_REQUIRED TASK:_ Copy every line that mentions the word "React".
*-*-*
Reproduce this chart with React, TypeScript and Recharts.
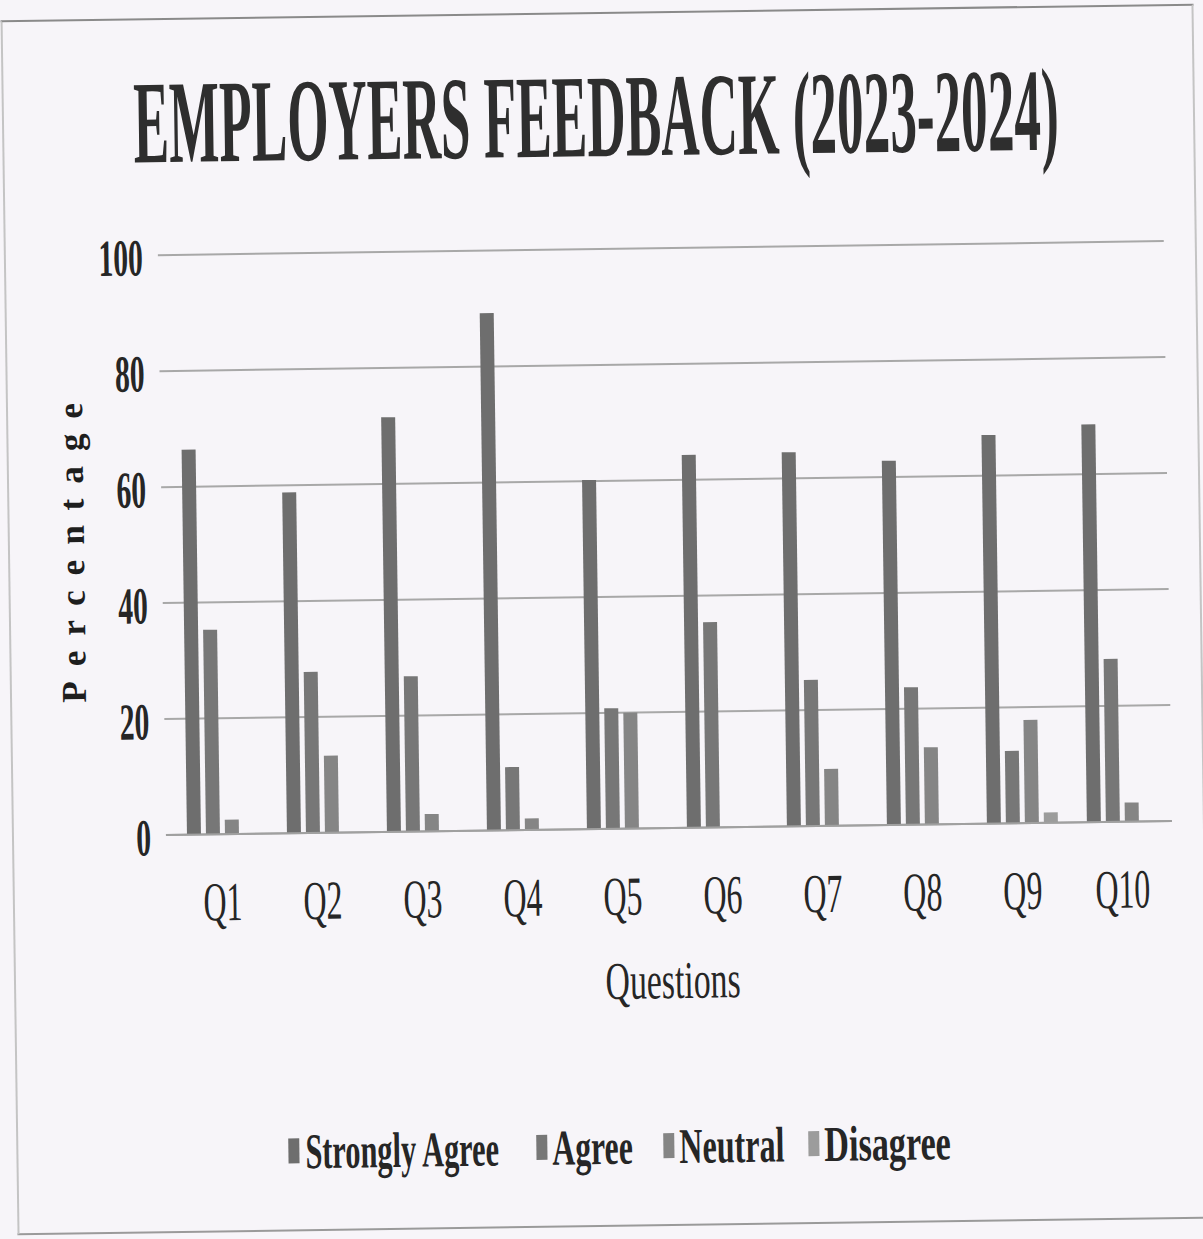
import React from 'react';
import { BarChart, Bar, XAxis, YAxis, CartesianGrid, Legend } from 'recharts';

const questions = ['Q1', 'Q2', 'Q3', 'Q4', 'Q5', 'Q6', 'Q7', 'Q8', 'Q9', 'Q10'];
const stronglyAgree = [66.4, 58.8, 71.5, 89.2, 60.2, 64.3, 64.5, 62.8, 67, 68.6];
const agree = [35.3, 27.8, 26.8, 10.9, 20.8, 35.4, 25.2, 23.7, 12.5, 28.1];
const neutral = [2.5, 13.3, 3.0, 2.0, 20.0, 0, 9.8, 13.3, 17.8, 3.3];
const disagree = [0, 0, 0, 0, 0, 0, 0, 0, 1.8, 0];
const yTicks = [0, 20, 40, 60, 80, 100];
const seriesNames = ['Strongly Agree', 'Agree', 'Neutral', 'Disagree'];

const data = questions.map((q, i) => ({
  question: q,
  stronglyAgree: stronglyAgree[i],
  agree: agree[i],
  neutral: neutral[i],
  disagree: disagree[i],
}));

const FONT = '"Liberation Serif", "Times New Roman", serif';
const INK = '#262626';

// legend item placement, same order as seriesNames (text squeezed horizontally like the print)
const legendSlots = [
  { icon: 281, text: 298, sx: 0.607 },
  { icon: 529, text: 545, sx: 0.634 },
  { icon: 656, text: 672, sx: 0.641 },
  { icon: 801, text: 817, sx: 0.683 },
];

const YTick = (props: any) => {
  const { x, y, payload } = props;
  return (
    <text
      transform={`translate(${x - 15},${y + 20}) scale(0.57,1)`}
      textAnchor="end"
      fontFamily={FONT}
      fontWeight="bold"
      fontSize={52}
      fill={INK}
    >
      {payload.value}
    </text>
  );
};

const XTick = (props: any) => {
  const { x, y, payload } = props;
  return (
    <text
      transform={`translate(${x},${y + 86}) scale(0.58,1)`}
      textAnchor="middle"
      fontFamily={FONT}
      fontSize={55}
      fill={INK}
    >
      {payload.value}
    </text>
  );
};

const renderLegend = (props: any) => {
  const { payload } = props;
  return (
    <svg width={1203} height={60} style={{ display: 'block' }}>
      {payload.map((entry: any) => {
        const slot = legendSlots[seriesNames.indexOf(entry.value)];
        if (!slot) return null;
        return (
          <g key={entry.value}>
            <rect x={slot.icon} y={15} width={11} height={25} fill={entry.color} />
            <text
              transform={`translate(${slot.text},45) scale(${slot.sx},1)`}
              fontFamily={FONT}
              fontWeight="bold"
              fontSize={50}
              fill={INK}
            >
              {entry.value}
            </text>
          </g>
        );
      })}
    </svg>
  );
};

export default function App() {
  return (
    <div style={{ position: 'absolute', left: 0, top: 0, width: 1203, height: 1239, background: '#f7f5f9', overflow: 'hidden' }}>
      <div style={{ position: 'absolute', left: 0, top: 0, width: 1203, height: 1239, transform: 'rotate(-0.8deg)' }}>
        <div
          style={{
            position: 'absolute',
            left: 9,
            top: 12,
            width: 1189,
            height: 1211,
            borderTop: '2px solid #8a8a8a',
            borderBottom: '2px solid #9a9a9a',
            borderLeft: '2px solid #c4c4c4',
            borderRight: '2px solid #c4c4c4',
          }}
        />
        <BarChart
          width={1203}
          height={1239}
          data={data}
          margin={{ top: 249, right: 34, bottom: 120, left: 0 }}
          barGap={5}
        >
          <text
            transform="translate(603,156) scale(0.451,1)"
            textAnchor="middle"
            fontFamily={FONT}
            fontWeight="bold"
            fontSize={118}
            fill="#2e2e2e"
          >
            EMPLOYERS FEEDBACK (2023-2024)
          </text>
          <text
            transform="translate(85,538) rotate(-90)"
            textAnchor="middle"
            letterSpacing={15}
            fontFamily={FONT}
            fontWeight="bold"
            fontSize={35}
            fill="#1e1e1e"
          >
            Percentage
          </text>
          <text
            transform="translate(668,999) scale(0.637,1)"
            textAnchor="middle"
            fontFamily={FONT}
            fontSize={53}
            fill={INK}
          >
            Questions
          </text>
          <CartesianGrid vertical={false} stroke="#a8a8a8" strokeWidth={2} />
          <XAxis
            dataKey="question"
            height={290}
            padding={{ left: 6, right: 0 }}
            tickLine={false}
            tickSize={0}
            tickMargin={0}
            axisLine={{ stroke: '#a0a0a0', strokeWidth: 2 }}
            tick={<XTick />}
            interval={0}
          />
          <YAxis
            width={163}
            domain={[0, 100]}
            ticks={yTicks}
            axisLine={false}
            tickLine={false}
            tickSize={0}
            tickMargin={0}
            tick={<YTick />}
          />
          <Legend
            verticalAlign="middle"
            align="center"
            layout="horizontal"
            itemSorter={null}
            content={renderLegend}
            wrapperStyle={{ top: 1119, left: 0, width: 1203, height: 60 }}
          />
          <Bar dataKey="stronglyAgree" name={seriesNames[0]} fill="#6e6e6e" barSize={14} isAnimationActive={false} />
          <Bar dataKey="agree" name={seriesNames[1]} fill="#777777" barSize={14} isAnimationActive={false} />
          <Bar dataKey="neutral" name={seriesNames[2]} fill="#858585" barSize={14} isAnimationActive={false} />
          <Bar dataKey="disagree" name={seriesNames[3]} fill="#9c9c9c" barSize={14} isAnimationActive={false} />
        </BarChart>
      </div>
    </div>
  );
}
*-*-*
_WORKED ANSWER:_
Reproduce this chart with React, TypeScript and Recharts.
import React from 'react';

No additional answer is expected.